A Different Approach

RELEASE UP TO 100% OF A BUILDINGS VALUE

Bank finance against the bricks and mortar could release equity of 60%-75% of the building’s value however, selling a property through a sale and leaseback transaction could generate proceeds of 100% of a building’s value.

DISTRIBUTION OF CAPITAL:

Businesses can invest in growth and pay down existing debt to improve cashflow.

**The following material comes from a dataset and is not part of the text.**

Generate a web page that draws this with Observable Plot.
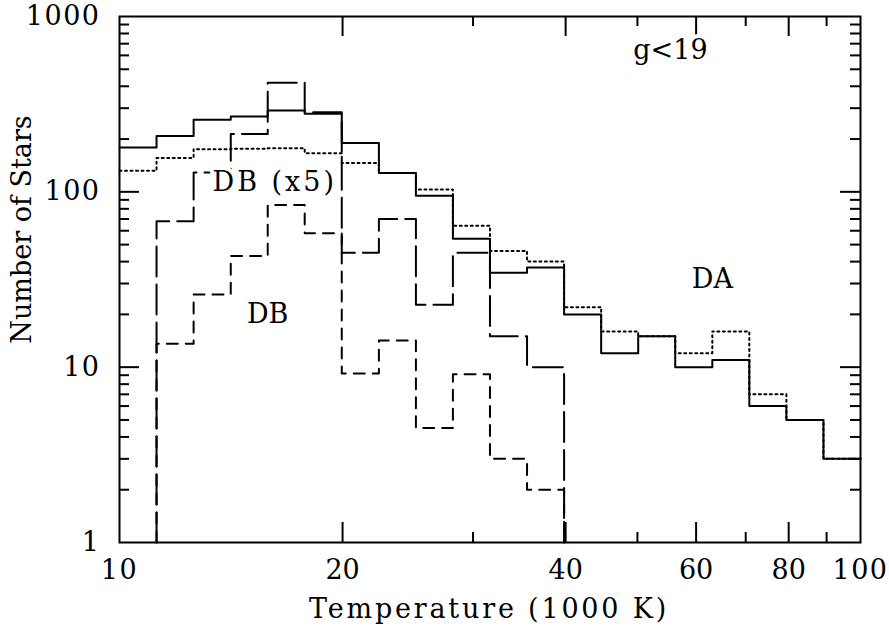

Tied up capital in the property can then be allocated to more productive use by reinvesting it in the trading business. 

REDUCE RISK:

Avoid the risks associated with owning Commercial Property as Sale and Leaseback allows your business to operate from the same premises on a long-term basis whilst retaining the maximum capital liquidity.

TAX BENEFITS:

Sale and Leaseback of Commercial Property carries potential tax benefits as the leasing costs are offset as an operating expense.

FIXED COST FINIANCING:

Rental payments fixed upfront under a sale and leaseback agreement make cash flow management a simpler task.

BALANCE SHEET STRENGTHEN:

The company’s balance sheet can be strengthened by removing any debt associated with the property from the balance sheet.

MANAGEMENT BUYOUT (MBO): 

Increases the ability of a management buyout as the bricks and mortar asset can be removed from the sale, to maximise value to the vendors.

DIRECTOR/PARTNER 'BUY IN':

Improve the availability of a new Director/Partner to ‘buy in’ to a company, as the cost of the ‘buy in’ can exclude the cost of the business premises.